Dr Growns has created a quick online test to identify super-matchers and she is keen for as many people as possible to take the test and find out if they have super skills.

Dr Growns says little is currently known about what makes super-matchers so skilled at pattern-matching and more research is essential to help find out what makes them so unique.

“We think there are people out there that are naturally gifted with this psychological ability. We don’t really understand why yet, but it might have a specific genetic or neurological component.”

She says people vary widely in their visual comparison skill – the ability to compare or ‘match’ stimuli side-by-side – particularly forensic evidence like fingerprints, toolmarks or shoeprints. Forensic evidence can play a very influential role in court, but it has also resulted in wrongful convictions around the world where innocent people have been convicted of crimes they didn’t commit.

Dr Growns says the results of her recent studies challenge the long-held belief that forensic scientists’ abilities are solely the result of years of experience and training.

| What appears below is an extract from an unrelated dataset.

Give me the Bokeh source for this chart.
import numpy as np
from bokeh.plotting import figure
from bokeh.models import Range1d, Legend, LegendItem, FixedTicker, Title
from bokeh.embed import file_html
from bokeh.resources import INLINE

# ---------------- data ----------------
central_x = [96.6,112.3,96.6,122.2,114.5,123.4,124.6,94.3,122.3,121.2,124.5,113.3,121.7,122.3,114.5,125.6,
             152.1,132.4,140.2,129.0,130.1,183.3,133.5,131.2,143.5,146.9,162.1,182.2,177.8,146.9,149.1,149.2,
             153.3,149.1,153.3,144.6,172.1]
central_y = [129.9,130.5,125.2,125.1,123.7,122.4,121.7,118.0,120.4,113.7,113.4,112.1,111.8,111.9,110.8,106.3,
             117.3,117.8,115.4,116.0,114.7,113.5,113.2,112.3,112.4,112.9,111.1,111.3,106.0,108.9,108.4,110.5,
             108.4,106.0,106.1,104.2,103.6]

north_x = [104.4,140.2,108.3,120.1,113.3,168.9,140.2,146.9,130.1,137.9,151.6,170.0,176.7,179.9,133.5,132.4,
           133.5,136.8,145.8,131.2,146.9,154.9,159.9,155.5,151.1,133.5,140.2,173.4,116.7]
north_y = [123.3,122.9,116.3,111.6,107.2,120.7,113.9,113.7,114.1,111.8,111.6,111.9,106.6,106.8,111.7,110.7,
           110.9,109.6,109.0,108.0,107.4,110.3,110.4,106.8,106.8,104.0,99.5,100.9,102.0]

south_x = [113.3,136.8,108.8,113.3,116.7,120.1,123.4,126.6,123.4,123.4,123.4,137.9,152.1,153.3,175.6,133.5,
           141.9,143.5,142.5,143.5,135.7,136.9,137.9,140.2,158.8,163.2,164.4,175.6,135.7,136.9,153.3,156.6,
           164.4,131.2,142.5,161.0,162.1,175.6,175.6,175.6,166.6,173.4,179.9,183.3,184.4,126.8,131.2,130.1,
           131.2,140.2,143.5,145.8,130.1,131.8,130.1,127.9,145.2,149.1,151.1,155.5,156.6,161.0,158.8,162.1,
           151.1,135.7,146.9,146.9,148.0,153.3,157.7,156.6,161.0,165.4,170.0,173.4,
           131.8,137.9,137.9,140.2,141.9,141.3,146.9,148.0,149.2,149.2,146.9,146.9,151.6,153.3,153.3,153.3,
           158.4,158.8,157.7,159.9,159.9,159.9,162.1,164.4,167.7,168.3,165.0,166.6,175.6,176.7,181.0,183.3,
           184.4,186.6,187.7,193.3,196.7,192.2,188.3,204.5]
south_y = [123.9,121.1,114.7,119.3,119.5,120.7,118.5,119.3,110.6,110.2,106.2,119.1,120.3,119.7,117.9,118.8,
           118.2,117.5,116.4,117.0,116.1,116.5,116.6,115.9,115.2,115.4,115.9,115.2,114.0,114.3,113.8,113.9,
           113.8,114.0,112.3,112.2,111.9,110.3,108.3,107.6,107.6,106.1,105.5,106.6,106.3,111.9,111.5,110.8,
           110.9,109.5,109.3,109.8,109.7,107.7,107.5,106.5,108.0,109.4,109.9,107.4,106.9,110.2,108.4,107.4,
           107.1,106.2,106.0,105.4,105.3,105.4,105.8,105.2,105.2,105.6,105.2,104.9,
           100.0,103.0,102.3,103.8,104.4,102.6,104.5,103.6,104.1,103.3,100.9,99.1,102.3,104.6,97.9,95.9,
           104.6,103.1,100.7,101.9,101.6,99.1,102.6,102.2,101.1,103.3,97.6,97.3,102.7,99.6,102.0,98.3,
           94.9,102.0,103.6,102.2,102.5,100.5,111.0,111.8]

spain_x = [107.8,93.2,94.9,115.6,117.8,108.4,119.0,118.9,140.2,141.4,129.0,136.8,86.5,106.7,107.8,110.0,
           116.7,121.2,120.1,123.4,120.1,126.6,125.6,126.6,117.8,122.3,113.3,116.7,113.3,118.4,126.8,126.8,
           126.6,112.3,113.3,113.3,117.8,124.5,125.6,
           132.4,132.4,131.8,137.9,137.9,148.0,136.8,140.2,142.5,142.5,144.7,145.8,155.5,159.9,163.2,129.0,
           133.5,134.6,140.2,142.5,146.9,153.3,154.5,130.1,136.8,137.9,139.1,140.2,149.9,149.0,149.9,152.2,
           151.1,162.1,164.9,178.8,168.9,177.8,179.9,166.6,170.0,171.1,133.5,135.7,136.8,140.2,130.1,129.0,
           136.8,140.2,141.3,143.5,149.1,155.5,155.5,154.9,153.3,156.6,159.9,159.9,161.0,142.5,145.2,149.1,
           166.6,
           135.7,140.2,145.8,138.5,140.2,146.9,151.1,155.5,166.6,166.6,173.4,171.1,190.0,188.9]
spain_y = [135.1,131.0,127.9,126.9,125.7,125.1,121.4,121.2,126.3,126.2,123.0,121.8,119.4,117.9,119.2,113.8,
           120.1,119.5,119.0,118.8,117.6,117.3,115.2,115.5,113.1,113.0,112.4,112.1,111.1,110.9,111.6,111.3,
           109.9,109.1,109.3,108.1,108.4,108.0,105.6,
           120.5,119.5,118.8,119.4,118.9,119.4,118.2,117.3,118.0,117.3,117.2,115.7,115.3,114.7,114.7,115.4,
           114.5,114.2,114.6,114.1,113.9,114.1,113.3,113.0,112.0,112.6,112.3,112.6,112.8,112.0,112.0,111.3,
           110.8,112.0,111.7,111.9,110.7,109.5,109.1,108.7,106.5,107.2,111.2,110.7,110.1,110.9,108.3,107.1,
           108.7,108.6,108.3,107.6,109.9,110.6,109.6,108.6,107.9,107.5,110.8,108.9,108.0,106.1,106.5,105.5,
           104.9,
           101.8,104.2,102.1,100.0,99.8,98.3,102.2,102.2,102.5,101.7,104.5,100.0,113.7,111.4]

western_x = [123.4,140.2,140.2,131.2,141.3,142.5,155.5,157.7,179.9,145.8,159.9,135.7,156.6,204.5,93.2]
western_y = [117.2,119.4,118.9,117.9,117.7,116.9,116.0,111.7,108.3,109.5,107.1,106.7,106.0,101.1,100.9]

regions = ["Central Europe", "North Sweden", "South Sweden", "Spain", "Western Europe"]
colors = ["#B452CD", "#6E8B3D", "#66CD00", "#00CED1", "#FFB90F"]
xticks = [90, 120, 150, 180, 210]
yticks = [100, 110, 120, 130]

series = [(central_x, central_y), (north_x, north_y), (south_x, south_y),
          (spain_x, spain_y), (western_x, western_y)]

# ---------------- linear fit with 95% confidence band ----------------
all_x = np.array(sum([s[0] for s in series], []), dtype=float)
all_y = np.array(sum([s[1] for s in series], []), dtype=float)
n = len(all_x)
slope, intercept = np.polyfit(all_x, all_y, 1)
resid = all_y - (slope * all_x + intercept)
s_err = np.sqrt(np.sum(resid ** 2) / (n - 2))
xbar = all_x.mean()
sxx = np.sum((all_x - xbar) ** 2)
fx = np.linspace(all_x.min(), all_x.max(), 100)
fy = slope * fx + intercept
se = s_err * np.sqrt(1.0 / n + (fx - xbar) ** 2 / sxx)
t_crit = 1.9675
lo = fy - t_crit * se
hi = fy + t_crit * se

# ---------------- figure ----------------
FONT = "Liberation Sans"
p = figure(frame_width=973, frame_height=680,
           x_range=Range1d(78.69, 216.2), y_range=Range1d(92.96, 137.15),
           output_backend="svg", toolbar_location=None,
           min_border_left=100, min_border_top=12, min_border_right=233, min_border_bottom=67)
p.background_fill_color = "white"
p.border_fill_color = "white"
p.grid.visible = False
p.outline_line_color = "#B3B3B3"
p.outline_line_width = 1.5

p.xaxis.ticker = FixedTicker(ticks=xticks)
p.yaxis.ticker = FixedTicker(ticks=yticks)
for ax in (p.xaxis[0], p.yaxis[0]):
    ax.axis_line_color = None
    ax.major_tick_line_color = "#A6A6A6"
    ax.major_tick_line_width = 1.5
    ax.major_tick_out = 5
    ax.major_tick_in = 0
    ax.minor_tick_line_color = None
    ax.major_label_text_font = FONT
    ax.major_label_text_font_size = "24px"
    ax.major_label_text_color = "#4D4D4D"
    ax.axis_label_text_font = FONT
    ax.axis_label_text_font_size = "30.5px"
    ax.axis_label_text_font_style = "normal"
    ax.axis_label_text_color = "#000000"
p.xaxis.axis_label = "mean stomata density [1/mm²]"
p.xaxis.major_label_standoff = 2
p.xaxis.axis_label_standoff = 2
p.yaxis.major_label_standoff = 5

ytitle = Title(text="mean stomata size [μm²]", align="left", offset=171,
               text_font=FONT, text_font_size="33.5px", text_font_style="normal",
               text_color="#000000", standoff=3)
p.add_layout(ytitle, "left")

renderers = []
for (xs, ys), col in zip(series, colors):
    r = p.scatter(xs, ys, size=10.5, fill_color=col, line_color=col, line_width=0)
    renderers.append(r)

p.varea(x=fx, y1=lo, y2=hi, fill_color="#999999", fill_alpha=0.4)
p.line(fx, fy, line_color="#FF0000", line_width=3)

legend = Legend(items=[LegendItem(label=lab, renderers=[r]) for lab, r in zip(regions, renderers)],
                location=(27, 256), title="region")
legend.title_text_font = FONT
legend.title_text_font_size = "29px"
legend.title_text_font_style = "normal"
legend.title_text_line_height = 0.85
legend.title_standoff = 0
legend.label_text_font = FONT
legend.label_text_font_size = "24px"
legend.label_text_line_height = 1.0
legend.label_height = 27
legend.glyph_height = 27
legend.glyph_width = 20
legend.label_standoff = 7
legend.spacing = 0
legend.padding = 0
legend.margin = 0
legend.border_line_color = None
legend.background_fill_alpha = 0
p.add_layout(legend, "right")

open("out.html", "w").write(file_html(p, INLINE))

She believes it could be possible for super-matchers to work within the criminal justice system in the future to reduce some of the errors that might result in wrongful convictions.

Dr Growns is the lead author of a recent Applied Cognitive Psychology journal article describing the results of two studies where 124 participants were tested on their matching ability of fingerprints, firearms, faces, toolmarks, shoeprints and artificially generated patterns.

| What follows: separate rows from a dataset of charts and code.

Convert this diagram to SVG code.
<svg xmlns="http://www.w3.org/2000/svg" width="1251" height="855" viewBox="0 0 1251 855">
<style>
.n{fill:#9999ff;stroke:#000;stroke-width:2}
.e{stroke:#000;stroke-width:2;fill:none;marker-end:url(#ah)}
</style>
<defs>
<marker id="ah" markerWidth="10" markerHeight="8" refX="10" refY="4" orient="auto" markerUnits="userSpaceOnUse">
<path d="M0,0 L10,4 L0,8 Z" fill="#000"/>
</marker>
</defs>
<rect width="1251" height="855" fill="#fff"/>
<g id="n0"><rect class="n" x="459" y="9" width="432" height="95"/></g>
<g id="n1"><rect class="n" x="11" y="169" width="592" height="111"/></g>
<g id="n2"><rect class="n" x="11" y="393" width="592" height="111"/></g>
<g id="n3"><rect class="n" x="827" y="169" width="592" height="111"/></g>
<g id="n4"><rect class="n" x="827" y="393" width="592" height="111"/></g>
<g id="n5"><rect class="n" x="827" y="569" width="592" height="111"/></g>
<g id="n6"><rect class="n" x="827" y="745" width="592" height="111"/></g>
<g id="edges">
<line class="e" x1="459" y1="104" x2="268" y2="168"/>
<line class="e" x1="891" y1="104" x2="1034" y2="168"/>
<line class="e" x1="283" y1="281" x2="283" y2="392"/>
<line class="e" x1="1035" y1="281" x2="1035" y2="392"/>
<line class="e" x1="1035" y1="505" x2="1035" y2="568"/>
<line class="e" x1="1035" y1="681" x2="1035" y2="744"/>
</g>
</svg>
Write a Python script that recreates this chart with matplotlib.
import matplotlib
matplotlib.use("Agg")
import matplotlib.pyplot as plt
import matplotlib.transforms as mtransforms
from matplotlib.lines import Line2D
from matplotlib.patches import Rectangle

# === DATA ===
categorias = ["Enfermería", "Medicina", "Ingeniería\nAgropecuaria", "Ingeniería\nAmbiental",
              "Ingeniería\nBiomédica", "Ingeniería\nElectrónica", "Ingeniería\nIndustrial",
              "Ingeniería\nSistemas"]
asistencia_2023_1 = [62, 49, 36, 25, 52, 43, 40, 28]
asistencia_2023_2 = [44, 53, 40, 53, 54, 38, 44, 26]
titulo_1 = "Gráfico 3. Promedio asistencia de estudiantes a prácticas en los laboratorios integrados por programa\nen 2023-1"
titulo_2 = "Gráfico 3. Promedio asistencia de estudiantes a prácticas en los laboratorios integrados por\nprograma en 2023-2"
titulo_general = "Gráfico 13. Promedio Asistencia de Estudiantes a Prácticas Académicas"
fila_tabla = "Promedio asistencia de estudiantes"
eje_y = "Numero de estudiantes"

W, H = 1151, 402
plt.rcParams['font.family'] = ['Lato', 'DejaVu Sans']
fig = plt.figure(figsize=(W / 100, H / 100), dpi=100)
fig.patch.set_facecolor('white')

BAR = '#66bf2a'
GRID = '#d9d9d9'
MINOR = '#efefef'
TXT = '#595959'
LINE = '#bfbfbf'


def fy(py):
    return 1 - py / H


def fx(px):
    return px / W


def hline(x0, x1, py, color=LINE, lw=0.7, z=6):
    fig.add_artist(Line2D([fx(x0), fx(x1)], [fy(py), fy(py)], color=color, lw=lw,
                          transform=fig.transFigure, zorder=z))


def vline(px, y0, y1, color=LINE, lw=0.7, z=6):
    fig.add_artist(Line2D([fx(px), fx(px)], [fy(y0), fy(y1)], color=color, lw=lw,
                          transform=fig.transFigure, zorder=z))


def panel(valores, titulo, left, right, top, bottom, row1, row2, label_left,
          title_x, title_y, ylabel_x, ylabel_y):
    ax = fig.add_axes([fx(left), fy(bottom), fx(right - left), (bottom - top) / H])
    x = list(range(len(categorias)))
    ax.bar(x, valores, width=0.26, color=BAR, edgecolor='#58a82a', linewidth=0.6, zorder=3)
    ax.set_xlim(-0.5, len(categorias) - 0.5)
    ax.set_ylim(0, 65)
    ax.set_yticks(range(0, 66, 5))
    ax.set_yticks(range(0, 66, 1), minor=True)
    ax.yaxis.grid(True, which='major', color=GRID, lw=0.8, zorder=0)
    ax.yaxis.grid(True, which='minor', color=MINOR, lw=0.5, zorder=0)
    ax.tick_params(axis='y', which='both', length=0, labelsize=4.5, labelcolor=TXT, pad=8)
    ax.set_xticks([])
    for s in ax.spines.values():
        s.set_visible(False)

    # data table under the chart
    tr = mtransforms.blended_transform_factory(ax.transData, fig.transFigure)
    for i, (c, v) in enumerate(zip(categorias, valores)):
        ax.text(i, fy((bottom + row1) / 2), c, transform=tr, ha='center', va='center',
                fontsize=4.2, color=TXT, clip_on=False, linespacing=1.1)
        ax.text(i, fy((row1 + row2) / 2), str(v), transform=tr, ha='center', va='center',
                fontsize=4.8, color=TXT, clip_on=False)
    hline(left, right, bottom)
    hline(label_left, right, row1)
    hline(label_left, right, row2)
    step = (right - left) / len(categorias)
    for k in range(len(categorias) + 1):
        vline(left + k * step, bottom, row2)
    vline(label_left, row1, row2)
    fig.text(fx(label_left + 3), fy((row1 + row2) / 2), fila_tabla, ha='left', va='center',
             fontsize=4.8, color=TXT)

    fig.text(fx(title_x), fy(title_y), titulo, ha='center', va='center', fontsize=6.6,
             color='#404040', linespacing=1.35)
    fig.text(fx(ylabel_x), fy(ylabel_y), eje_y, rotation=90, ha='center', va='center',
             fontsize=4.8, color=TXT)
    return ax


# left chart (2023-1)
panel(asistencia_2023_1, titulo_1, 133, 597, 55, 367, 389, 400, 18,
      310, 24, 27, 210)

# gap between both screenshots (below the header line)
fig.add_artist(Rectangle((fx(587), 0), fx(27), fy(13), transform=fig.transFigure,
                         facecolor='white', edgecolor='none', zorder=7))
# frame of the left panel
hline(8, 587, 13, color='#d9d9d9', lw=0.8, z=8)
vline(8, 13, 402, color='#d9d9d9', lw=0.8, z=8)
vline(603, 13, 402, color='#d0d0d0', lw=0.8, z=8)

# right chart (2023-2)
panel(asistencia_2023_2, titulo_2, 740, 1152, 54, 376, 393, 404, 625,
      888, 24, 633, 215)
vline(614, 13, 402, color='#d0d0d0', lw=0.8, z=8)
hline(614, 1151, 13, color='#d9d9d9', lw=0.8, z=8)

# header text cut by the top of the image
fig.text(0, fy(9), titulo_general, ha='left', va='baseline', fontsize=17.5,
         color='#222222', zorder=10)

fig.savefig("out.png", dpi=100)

The results show that pattern-matching ability is a “generalisable, reliable, and stable cognitive skill”. Some people outperformed others in pattern-matching tasks regardless of experience, training or practice.

Dr Growns says research investigating individual differences in pattern-matching is only just beginning to emerge.

“We believe there are important factors to investigate in developing a more comprehensive understanding of pattern-matching as a cognitive ability.

“The results will have important implications for forensic science – particularly the importance of developing standardised tests that could be used to recruit new high-performing forensic trainees.”